The fortune hadn’t diverted Beck from his academic career, which he had conducted with the same Spartan intensity. When Beck discovered the Correspondence Society he had immediately diverted some of his wealth to the support of clandestine research. And if Beck felt his generosity entitled him to a certain amount of deference, a little centrality in an otherwise decentralized organization, who could say he was wrong?

In 1990 Beck had married a former student who gave birth to one child, Leo, and who had little to do with the Society. She died in a car accident when Leo was very young. Her death must have been traumatic for Werner, but that was pure surmise on Ethan’s part: Beck had never spoken about his feelings and had seemed reluctant even to mention the loss. But it was after the death of his wife that Beck severed all contact with conventional academia and began to devote himself exclusively to the Society’s business.

“And the only reason you know any of this,” Nerissa said, “is that Beck told you. He could have been lying.”

“Why would he lie?” The money was real, Ethan thought. The work was real.

“He may not be clinically paranoid, but he’s almost certainly narcissistic. He needs to feel special, like he’s fulfilling some grandiose destiny. On bad days, he probably suspects his own inadequacy.”

“And you’re making that diagnosis based on what exactly?”

“Jesus, Ethan, think about it! He wants us to think he’s fighting a clandestine war, that he has a cadre of secret soldiers, that he’s figured out the hypercolony’s weaknesses…”

“Maybe it’s true.”

“It doesn’t feel true. It doesn’t even feel likely. What are you saying, you think he’s completely sane?”

“No. But I’m not sure any of us rises to that standard.” There was nothing left to do but sleep. Ethan turned down the bed, stripped to his underwear and lay down. Nerissa curled up beside him and adjusted the blankets. Within minutes her breathing steadied into a gentle burr.

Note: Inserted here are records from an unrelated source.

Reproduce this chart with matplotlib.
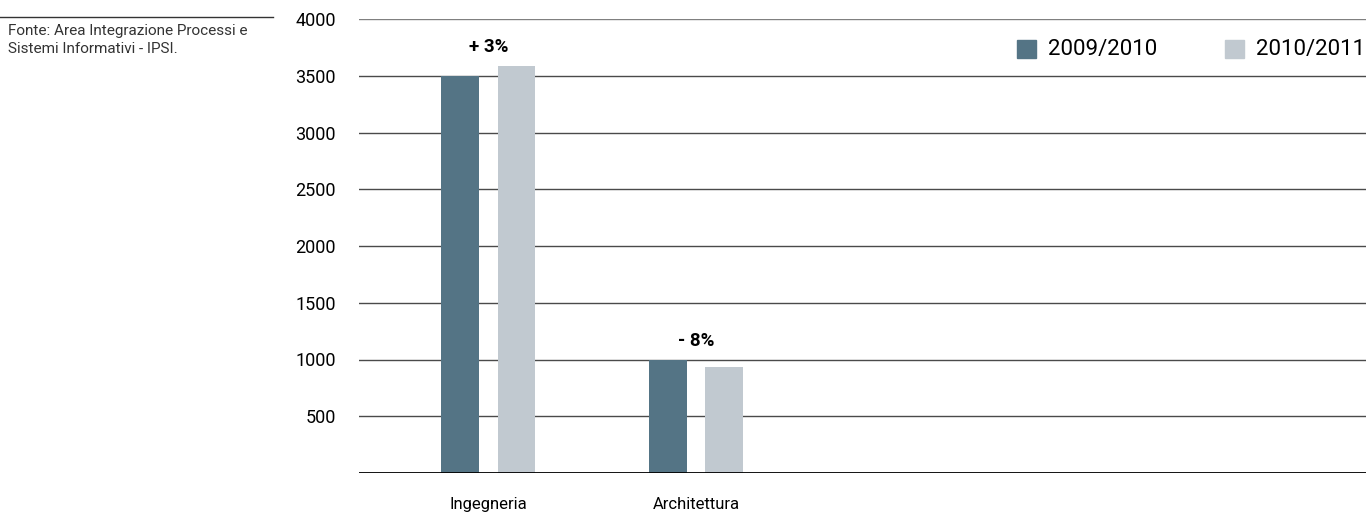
import numpy as np
import matplotlib.pyplot as plt
from matplotlib.lines import Line2D
from matplotlib.patches import Rectangle

plt.rcParams['font.family'] = ['Roboto', 'DejaVu Sans']

# data
categories = ['Ingegneria', 'Architettura']
series_names = ['2009/2010', '2010/2011']
values_2009 = [3500, 1000]
values_2010 = [3590, 930]
changes = ['+ 3%', '- 8%']
yticks = [500, 1000, 1500, 2000, 2500, 3000, 3500, 4000]
source = 'Fonte: Area Integrazione Processi e\nSistemi Informativi - IPSI.'

dark = '#547485'
light = '#c1c9d0'
W, H = 1366, 515

fig = plt.figure(figsize=(W / 100, H / 100), dpi=100)
ax = fig.add_axes([359/W, 1 - 473/H, 1 - 359/W, (473 - 19)/H])

x = np.arange(len(categories))
w = 0.183
off = 0.135
ax.bar(x - off, values_2009, w, color=dark, zorder=3)
ax.bar(x + off, values_2010, w, color=light, zorder=3)

ax.set_xlim(-0.624, 4.229)
ax.set_ylim(0, 4000)

# horizontal grid
for t in yticks:
    ax.axhline(t, color='#4a4a4a' if t < 4000 else '#808080', lw=1.0, zorder=1)
ax.axhline(0, color='black', lw=1.3, zorder=4)

for s in ax.spines.values():
    s.set_visible(False)

ax.set_yticks(yticks)
ax.set_yticklabels([str(t) for t in yticks], fontsize=13)
ax.tick_params(axis='y', length=0, pad=16.5)
ax.set_xticks(x)
ax.set_xticklabels(categories, fontsize=12)
ax.tick_params(axis='x', length=0, pad=17)

for i, lab in enumerate(changes):
    top = max(values_2009[i], values_2010[i])
    ax.annotate(lab, (x[i], top), xytext=(0, 7), textcoords='offset points',
                ha='center', va='bottom', fontsize=13.5, fontweight='bold')

# legend, placed by hand
legend_pos = [1017, 1225]
for name, col, px in zip(series_names, [dark, light], legend_pos):
    fig.add_artist(Rectangle((px / W, 1 - 58 / H), 19 / W, 18 / H,
                             color=col, transform=fig.transFigure))
    fig.text((px + 31) / W, 1 - 49 / H, name, fontsize=16, va='center', ha='left')

# source note
fig.add_artist(Line2D([0, 273/W], [1 - 17/H, 1 - 17/H], color='#333333', lw=1))
fig.text(8/W, 1 - 24/H, source, fontsize=11, va='top', ha='left',
         color='#333333', linespacing=1.35)

fig.savefig('out.png', dpi=100)
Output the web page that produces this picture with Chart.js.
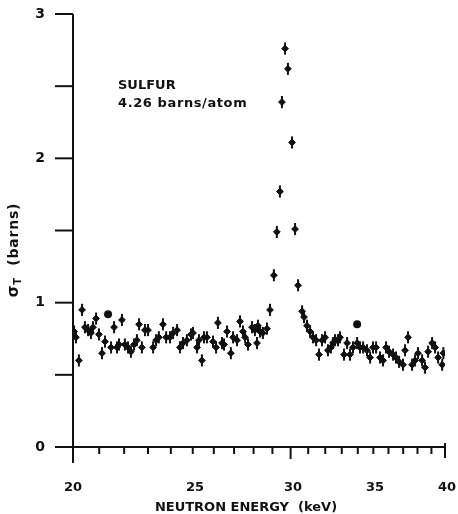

They had grown accustomed to sharing a bed during the drive to Joplin. Given the circumstances, that hardly represented an erotic opportunity. It was, however, a small reminder that they had never been officially divorced. Separated and effectively divorced, divorced in all but name; nevertheless, he was lying here next to his legally-ordained wife, feeling a different uneasiness than he would have felt with a stranger. He couldn’t suppress all the memories she provoked. She had changed in seven years. But she smelled the same, and he found himself imagining she tasted the same—her mouth, her skin… not a wise thought.

He rolled away from her, toward the window. Nerissa had opened the curtains before she turned in, a habit of hers. She used to say that a view of the sky made her feel less confined. Apparently that was still true. But all Ethan could see was blackness and a few pale stars. Of course his old enemy was up there, too, ethereal and tirelessly observant, as enigmatic and as perversely fascinating as ever. Did he hate the hypercolony the way Beck claimed to? Of course he did. It had taken away everything that mattered to him. It was relentlessly, tirelessly lethal.

The difference was that he knew it didn’t hate him in return. He didn’t believe the hypercolony was capable of that or any other emotion. It had the magnificently indifferent lethality of a poisonous mushroom or a venomous insect.

He hated it, but he respected it. Maybe even admired it.

Would he help Beck exterminate it, if that was possible? Yes. And in the unlikely event they succeeded, he would rejoice. But unlike Beck, unlike Nerissa, he would also grieve for the passing of an extraordinary living thing.

And maybe that made him an unlikely soldier. And maybe Beck had known that about him all along.